A Closer Look at the Death Tax

In life, the only thing you can count on is death and taxes. This is a concept that dates back hundreds of years and is often attributed to a Ben Franklin quote, although the general premise of the idea is one that goes back even further than Franklin's time.

In todays day and age, this is truer than ever, as even when you die, you have to pay taxes, in what is referred to as the estate tax or death tax.

The death tax works like a gift tax, taxing the total value of a persons estate, before transferring it to their family or friends. Depending on the value of the persons assets, the tax rate is typically between 18% and 45%.

Figure Out Your Net Worth

The government will use the total value of your estate when figuring your death tax.

Remember that not listing something you own does not hide it and that all property, both real property, like your house, and intangible property, like your stock options, must be considered. It is also important to consider future payments that you will receive, as these are part of your net worth.

Next, consider all of the items that you have given away as gifts throughout your life. If you did not pay taxes on these items, then you must do so when you die.

Finally, consider your debt and any other financial obligations, subtracting these from the total of your gifts and other assets. This will give you your total new worth, which is used to determine how much you owe the government.

Remember that most peoples estates change several times over the years, so your net value in 2009 might not be the same as it was in 2003.

Life insurance policies also count as assets, even though they do not pay out until after you are dead. So, when considering your assets, you must also consider the insurance payout you have been paying off your entire life, with the intention of helping out your family.

Understanding the Death Tax

As unfair as the Death Tax is, there is some protection in place to help minimize it. This is in the form of a deduction, which only taxes whatever is left over.
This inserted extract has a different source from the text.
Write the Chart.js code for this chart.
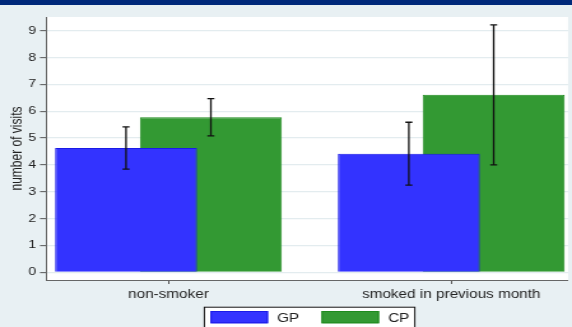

In 2009, the death tax deduction was $3.5 million, so only assets above this value would be taxed.

In 2010, the death tax is set to expire for a year, only to be reinstated in 2011. However, when it comes back in 2011, the deductible is set to be only $1 million, which is back to what it was in 2002.

Even though the estate tax is set to expire during 2010, congress is currently working on a bill to keep it in place, however it has not yet been passed by congress.

If your assets are more than the deduction, you have to pay the government a cut, which starts at 18% and goes up to 55%, depending on the net worth.